In today’s world with a pandemic raging, Pam Fessler offers a fascinating look at the disease of leprosy or Hansen’s disease. She details the first national leprosarium built on an old plantation in rural Carville, Louisiana and how the first patients were often forcibly removed from their families and unable to leave the grounds once they arrived. The sigma of this almost non-contagious disease seems to appear to come mostly from the Bible where lepers are a “sign of an ‘unclean’ soul and a symptom of sin.” She explores the harmful myths about disease and injurious public health issues.
A fascinating and shocking look at how people in the U.S. who were diagnosed with leprosy, now called Hansen's Disease, were treated. Traditionally, we thought of someone who suffered from the disease as having horrible disfigurement and being cast away from society for fear of catching the disease and scaring little kids. You were a social pariah and so little was known about the progression or how the disease was passed from person to person so we locked them all up and hid them. The first "home" for lepers was opened near New Orleans in a rundown plantation in squalid conditions but over the years it grew and was modernized. The inhabitants of Carville were treated as inmates, suffering from isolation from family and spouses. Pam Fessler has done her research and has shown us the "human" side of the story as well as the scientific breakthroughs. We get to know the people who lived with it and those who tried to find a cure and fight the social stigma. For anyone that is familiar with the disease or morbidly curious as I was about so called leper colonies or is intrigued by the early social and scientific practices of controlling diseases, this book is a must. Completely readable and gut-wrenching! My thanks to the publisher for the advance copy.

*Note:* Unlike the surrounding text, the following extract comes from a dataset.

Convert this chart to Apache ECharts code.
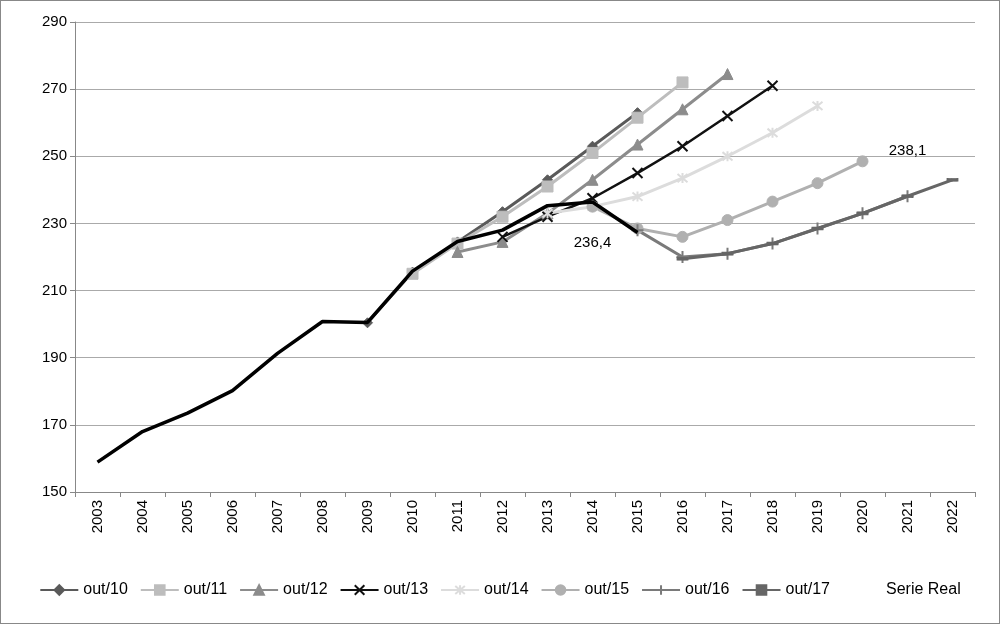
<!DOCTYPE html>
<html><head><meta charset="utf-8">
<script src="https://cdn.jsdelivr.net/npm/echarts@6/dist/echarts.min.js"></script>
<style>html,body{margin:0;padding:0;background:#fff}#c{width:998px;height:622px;border:1px solid #888}</style>
</head><body><div id="c"></div>
<script>
const years=['2003','2004','2005','2006','2007','2008','2009','2010','2011','2012','2013','2014','2015','2016','2017','2018','2019','2020','2021','2022'];
const N=null;
const out10=[N,N,N,N,N,N,200.4,215.5,224.5,233.5,243,253,263,N,N,N,N,N,N,N];
const out11=[N,N,N,N,N,N,N,215,224,232,241,251,261.5,272,N,N,N,N,N,N];
const out12=[N,N,N,N,N,N,N,N,221.5,224.5,233,243,253.5,264,274.5,N,N,N,N,N];
const out13=[N,N,N,N,N,N,N,N,N,226,232,237.5,245,253,262,271,N,N,N,N];
const out14=[N,N,N,N,N,N,N,N,N,N,233,235,238,243.5,250,257,265,N,N,N];
const out15=[N,N,N,N,N,N,N,N,N,N,N,235,228.5,226,231,236.5,242,248.5,N,N];
const out16=[N,N,N,N,N,N,N,N,N,N,N,N,228,220,221,224,228.5,233,238.1,N];
const out17=[N,N,N,N,N,N,N,N,N,N,N,N,N,219.5,221,224,228.5,233,238.1,243];
const real=[158.9,168,173.5,180.2,191.3,200.8,200.5,215.8,224.6,228,235.3,236.4,227.3,N,N,N,N,N,N,N];
const plus='path://M0,-10L0,10M-10,0L10,0';
function s(name,data,color,symbol,size,extra){return Object.assign({name,type:'line',data,symbol,symbolSize:size,showAllSymbol:true,
 lineStyle:{color,width:3},itemStyle:{color,borderColor:color,borderWidth:symbol.startsWith('path')?2:1},connectNulls:false},extra||{});}
const series=[
 s('out/10',out10,'#5a5a5a','diamond',10),
 s('out/11',out11,'#bdbdbd','rect',11),
 s('out/12',out12,'#8c8c8c','triangle',11),
 s('out/13',out13,'#111','path://M-10,-10L10,10M-10,10L10,-10',10,{lineStyle:{color:'#111',width:2.5}}),
 s('out/14',out14,'#dcdcdc','path://M-10,-10L10,10M-10,10L10,-10M0,-12L0,12',10),
 s('out/15',out15,'#b0b0b0','circle',11),
 s('out/16',out16,'#7a7a7a',plus,12),
 s('out/17',out17,'#666','rect',[10,3]),
 s('Serie Real',real,'#000','circle',0,{lineStyle:{color:'#000',width:3.5},z:5})
];
series[8].data=real.map((v,i)=>i===11?{value:v,label:{show:true,formatter:'236,4',position:'bottom',offset:[0,28],fontSize:15,color:'#000'}}:v);
series[6].data=out16.map((v,i)=>i===18?{value:v,label:{show:true,formatter:'238,1',position:'top',offset:[0,-26],fontSize:15,color:'#000'}}:v);
const chart=echarts.init(document.getElementById('c'));
chart.setOption({
 animation:false,
 textStyle:{fontFamily:'Liberation Sans, Arial',color:'#000'},
 grid:{left:74,right:24,top:21,bottom:131},
 xAxis:{type:'category',data:years,boundaryGap:true,axisLabel:{rotate:90,fontSize:15,color:'#000',interval:0},
  axisLine:{lineStyle:{color:'#888'}},axisTick:{show:true,interval:0,lineStyle:{color:'#888'}},
  splitLine:{show:false}},
 yAxis:{type:'value',min:150,max:290,interval:20,axisLabel:{fontSize:15,color:'#000'},
  axisLine:{show:true,lineStyle:{color:'#888'}},axisTick:{show:true,lineStyle:{color:'#888'}},splitLine:{lineStyle:{color:'#aaa'}}},
 legend:{bottom:20,left:'center',itemGap:12,itemWidth:38,itemHeight:12,textStyle:{fontSize:16,color:'#000'},
  data:['out/10','out/11','out/12','out/13','out/14','out/15','out/16','out/17',{name:'Serie Real',icon:'rect',itemStyle:{opacity:0}}]},
 series
});
</script></body></html>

An excellent book about the history the residential hospital for people with Hanson’s Disease (leprosy).in Carville, Louisiana the government established a residential hospital where for more than a hundred years people with Hanson’s disease were forced to go and live away from family and home and spend the rest of their lives in a hospital without rights or choices. Despite the dire circumstances, the residents formed a community. This is their story, a history of a misunderstood disease and the people unlucky enough to have contracted it.
This is a good place to start if you know nothing about Leprosy or Carville. Great use of resources to tell some of the personal stories of Carville and Pam makes the book even more personal with her family connection to the disease and the leprosarium.
I have read a ton of books on Leprosy and most of the literary production surrounding Carville and yet this still added a lot of new information.
I probably would have found this book more interesting had I come into it knowing less about Hansen’s disease (formerly known as leprosy) than I did. As it was, the book dragged quite a bit for me. The final 1/3 was by far the most interesting part. Still, overall valuable information worth knowing.
This is an amazing true story that has been novelized in another book. But it didn’t need novelization. A Vice President of the US, Talulah Bankhead, an armadillo, Helen Keller, POW in Japanese prison camp, the Flying Nun. What do they all have in common? This book. You gotta read it.